I am trying to make a parser rule which allows for zero or more of a token before a second rule and for which each successive token - of those which were part of the closure - is, in the AST, a child of the previous token, and the second rule is also a child of the last symbol.
easier to explain by example...
expression11 : ((NOT | COMPLEMENT)^)* expression12;
For example, given the above parser rule, if I have the expression !!x (where x is an ID), I want, in my AST, the x to be the child of the second bang operator which is the child of the first.
Desired:
!
\ child
!
\ child
x
Instead of my desired behavior, the above line produces an AST for which the second bang operator is a child of the first, but the x is a child of the first bang operator, a sibling of the second one. Obviously not what I want for a unary operator.
Encountered behavior:
!
child / \ child
x -sib- !
If I add a third operator (as in "!!!x") the third one becomes a child of the second, as expected, and x remains a child of the first, sibling of the second.
I thought perhaps I could fix this by surrounding the entire operator part with parenthesis and adding another caret, such as
expression11 : (((NOT | COMPLEMENT)^)*)^ expression12;
in an effort to force expression12 to be a child of the entire closure of operators, hoping in vain that this would be interpreted as "The child of the entire closure means the child of the most-descended," but that was not the case and doing this did not change the behavior at all.

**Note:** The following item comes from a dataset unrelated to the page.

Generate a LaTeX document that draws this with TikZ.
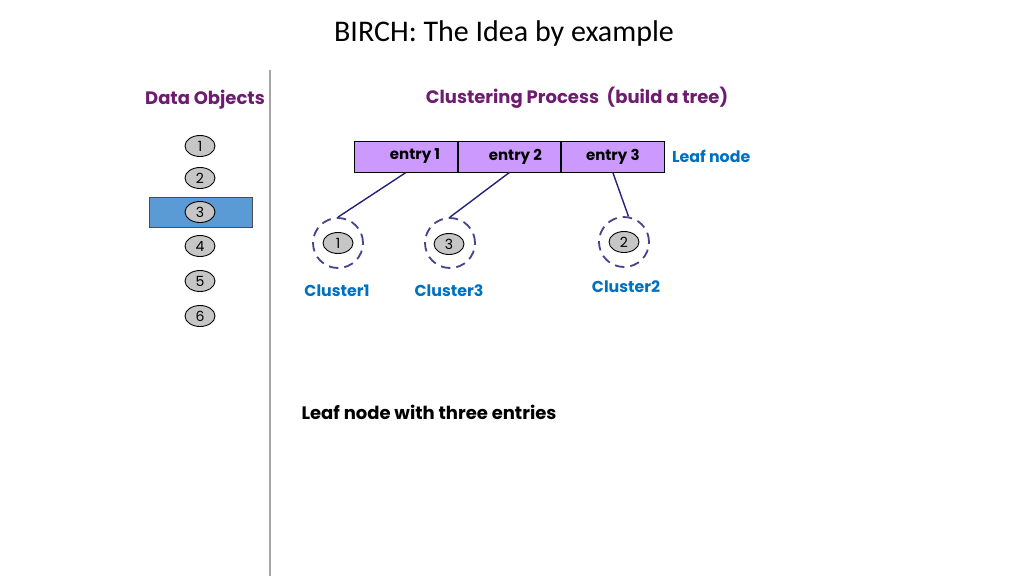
\documentclass[tikz,border=0pt]{standalone}
\usepackage{fontspec}
\setmainfont{Carlito}
\newfontfamily\gothic{Poppins}[UprightFont=*, BoldFont=* Bold]
\usetikzlibrary{shapes.geometric, positioning}
\definecolor{titlepurple}{HTML}{6E1C70}
\definecolor{leafblue}{HTML}{0070C0}
\definecolor{entryfill}{HTML}{CC99FF}
\definecolor{pickblue}{HTML}{5B9BD5}
\definecolor{linknavy}{HTML}{24217A}
\tikzset{
  obj/.style={ellipse, draw, line width=0.9pt, fill=gray!45, minimum width=30pt, minimum height=21pt, inner sep=0pt, font=\gothic\fontsize{14}{14}\selectfont},
  cell/.style={rectangle, draw, line width=0.9pt, fill=entryfill, minimum width=102.5pt, minimum height=31pt, inner sep=0pt, font=\gothic\bfseries\fontsize{15}{15}\selectfont},
  cluster/.style={circle, draw=linknavy!85, dash pattern=on 9.5pt off 6pt, line width=1.8pt, minimum size=50pt, inner sep=0pt},
  head/.style={font=\gothic\bfseries\fontsize{18}{18}\selectfont, text=titlepurple},
  clabel/.style={font=\gothic\bfseries\fontsize{15.8}{15.8}\selectfont, text=leafblue}
}
\begin{document}
\begin{tikzpicture}[x=1pt, y=-1pt]
            \useasboundingbox (0,0) rectangle (1024,576);
            \node[font=\fontsize{30}{30}\selectfont] (title) at (504,33) {BIRCH: The Idea by example};
            \coordinate (sepTop) at (270,70);
            \coordinate (sepBot) at (270,576);
            \draw[gray!70, line width=1.5pt] (sepTop) -- (sepBot);
            % data objects
            \node[head] (dataHead) at (205,100) {Data Objects};
            \node[rectangle, draw=black!70, fill=pickblue, minimum width=103pt, minimum height=30pt] (pick) at (200.5,212) {};
            \node[obj] (d1) at (200,146) {1};
            \node[obj] (d2) at (200,178) {2};
            \node[obj] (d3) at (200,212) {3};
            \node[obj] (d4) at (200,246) {4};
            \node[obj] (d5) at (200,281) {5};
            \node[obj] (d6) at (200,316) {6};
            % clustering process
            \node[head] (procHead) at (577,98) {Clustering Process\ \ (build a tree)};
            \node[cell] (e1) at (406,156.5) {\hspace*{18pt}entry 1};
            \node[cell, right=0pt of e1] (e2) {\hspace*{12pt}entry 2};
            \node[cell, right=0pt of e2] (e3) {entry 3};
            \node[clabel, right=4pt of e3] (leafLabel) {Leaf node};
            \node[cluster] (c1) at (338,243) {};
            \node[cluster] (c3) at (450,243) {};
            \node[cluster] (c2) at (624,242) {};
            \node[obj] (k1) at (338,243) {1};
            \node[obj] (k3) at (449,244) {3};
            \node[obj] (k2) at (624,242) {2};
            \draw[linknavy, line width=1.4pt] (e1.south) -- (c1.north);
            \draw[linknavy, line width=1.4pt] (e2.south) -- (c3.north);
            \draw[linknavy, line width=1.4pt] (e3.south) -- (c2.80);
            \node[clabel] (l1) at (337,291) {Cluster1};
            \node[clabel] (l3) at (449,291) {Cluster3};
            \node[clabel] (l2) at (626,287) {Cluster2};
            \node[font=\gothic\bfseries\fontsize{18}{18}\selectfont] (note) at (429,412) {Leaf node with three entries};
        \end{tikzpicture}
\end{document}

My question is "How do I get the parser to process the rule in such a way that the result of expression12 becomes the child of the most-descended 'NOT' or 'COMPLEMENT' node instead of the highest ancestor one?"
I would have thought this would be simple, but I cannot figure it out from the Antlr resources on antlr.org nor by pleading with Google. It must be done all the time, or is there a different way to structure the rule entirely which I am overlooking?

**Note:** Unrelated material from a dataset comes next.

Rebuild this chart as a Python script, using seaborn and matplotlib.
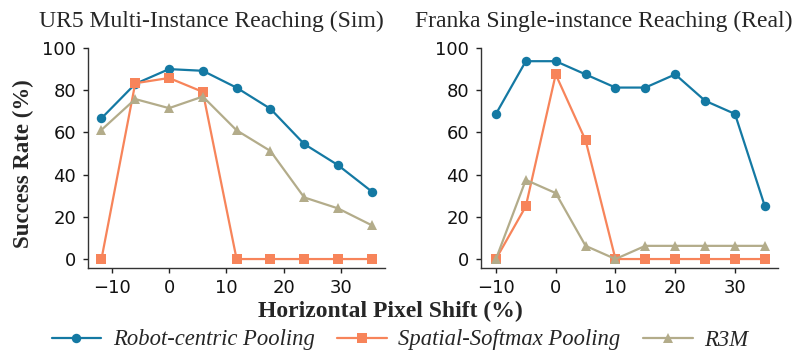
import numpy as np
import pandas as pd
import seaborn as sns
import matplotlib
matplotlib.use("Agg")
import matplotlib.pyplot as plt

sns.set_theme(style="ticks")
plt.rcParams['font.family'] = ['DejaVu Sans']

methods = ["Robot-centric Pooling", "Spatial-Softmax Pooling", "R3M"]
colors = ["#1479a3", "#f7845a", "#b3ac8a"]
markers = ["o", "s", "^"]

sim_shift = [-11.76, -5.88, 0.0, 5.88, 11.76, 17.65, 23.53, 29.41, 35.29]
sim_robot = [66.7, 83.0, 90.0, 89.2, 81.2, 71.2, 54.5, 44.5, 32.0]
sim_spatial = [0.0, 83.3, 85.8, 79.2, 0.0, 0.0, 0.0, 0.0, 0.0]
sim_r3m = [61.2, 75.8, 71.5, 77.0, 61.0, 51.2, 29.2, 24.0, 16.0]

real_shift = [-10, -5, 0, 5, 10, 15, 20, 25, 30, 35]
real_robot = [68.75, 93.75, 93.75, 87.5, 81.25, 81.25, 87.5, 75.0, 68.75, 25.0]
real_spatial = [0.0, 25.0, 87.5, 56.25, 0.0, 0.0, 0.0, 0.0, 0.0, 0.0]
real_r3m = [0.0, 37.5, 31.25, 6.25, 0.0, 6.25, 6.25, 6.25, 6.25, 6.25]

titles = ["UR5 Multi-Instance Reaching (Sim)", "Franka Single-instance Reaching (Real)"]

def make_df(shift, series):
    rows = []
    for m, vals in zip(methods, series):
        for x, y in zip(shift, vals):
            rows.append({"shift": x, "rate": y, "method": m})
    return pd.DataFrame(rows)

dfs = [make_df(sim_shift, [sim_robot, sim_spatial, sim_r3m]),
       make_df(real_shift, [real_robot, real_spatial, real_r3m])]

fig = plt.figure(figsize=(8.01, 3.54), dpi=100)
ax1 = fig.add_axes([0.1099, 0.2438, 0.3708, 0.6206])
ax2 = fig.add_axes([0.6005, 0.2438, 0.3708, 0.6206])
axes = [ax1, ax2]

serif = ['Liberation Serif', 'DejaVu Serif']
for ax, df in zip(axes, dfs):
    for m, c, mk in zip(methods, colors, markers):
        sub = df[df["method"] == m]
        sns.lineplot(data=sub, x="shift", y="rate", ax=ax, color=c, marker=mk,
                     markersize=6.8, markeredgewidth=0, linewidth=1.6, label=m, legend=False)
    ax.set_ylim(-4.1, 100)
    ax.set_yticks([0, 20, 40, 60, 80, 100])
    ax.set_xticks([-10, 0, 10, 20, 30])
    ax.tick_params(labelsize=13, length=3.5, width=1, colors="#222222", labelcolor="#111111")
    ax.tick_params(axis="y", pad=5)
    ax.tick_params(axis="x", pad=4.5)
    ax.set_xlabel("")
    ax.set_ylabel("")
    sns.despine(ax=ax)
    for s in ["left", "bottom"]:
        ax.spines[s].set_color("#333333")
        ax.spines[s].set_linewidth(1.0)
ax1.set_xlim(-14.1, 37.6)
ax2.set_xlim(-12.5, 37.2)

fig.text(211.5 / 801, 1 - 21.5 / 354, titles[0], ha="center", va="center", fontsize=17, family=serif)
fig.text(604 / 801, 1 - 21.5 / 354, titles[1], ha="center", va="center", fontsize=17, family=serif)

fig.text(23 / 801, 1 - 164 / 354, "Success Rate (%)", ha="center", va="center", rotation=90,
         fontsize=16.5, family=serif, fontweight="bold")
fig.text(390 / 801, 1 - 311 / 354, "Horizontal Pixel Shift (%)", ha="center", va="center",
         fontsize=17, family=serif, fontweight="bold")

handles, labels = ax1.get_legend_handles_labels()
fig.legend(handles, labels, loc="center", bbox_to_anchor=(400 / 801, 1 - 340 / 354), ncol=3,
           frameon=False, prop={"family": serif, "style": "italic", "size": 16.3},
           handlelength=2.2, columnspacing=1.0, handletextpad=0.5, borderaxespad=0, borderpad=0)

fig.savefig("out.png", dpi=100)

Here are the following rules for completeness. They are not finished yet and will be modified, but they are complete and working for testing and all is well with them - as expected since they are straightforward. 12 is for array length and method calls, 13 is for new classes and arrays, 14 for array indexing, and 15 for terminals/parenthesis.
expression12 : expression13 (DOT (LENGTH | (ID LPAREN (expression (COMMA expression)*)? RPAREN)))?;
expression13 : expression14 | (NEW^ ((ID LPAREN RPAREN) | (INTTYPE LSQBRACK expression RSQBRACK)));
expression14 : expression15 (LSQBRACK expression RSQBRACK)*;
expression15 : (LPAREN expression RPAREN) | INTLIT | TRUE | FALSE | ID | THIS;
Thank you to anyone who can provide assistance; your time is much appreciated.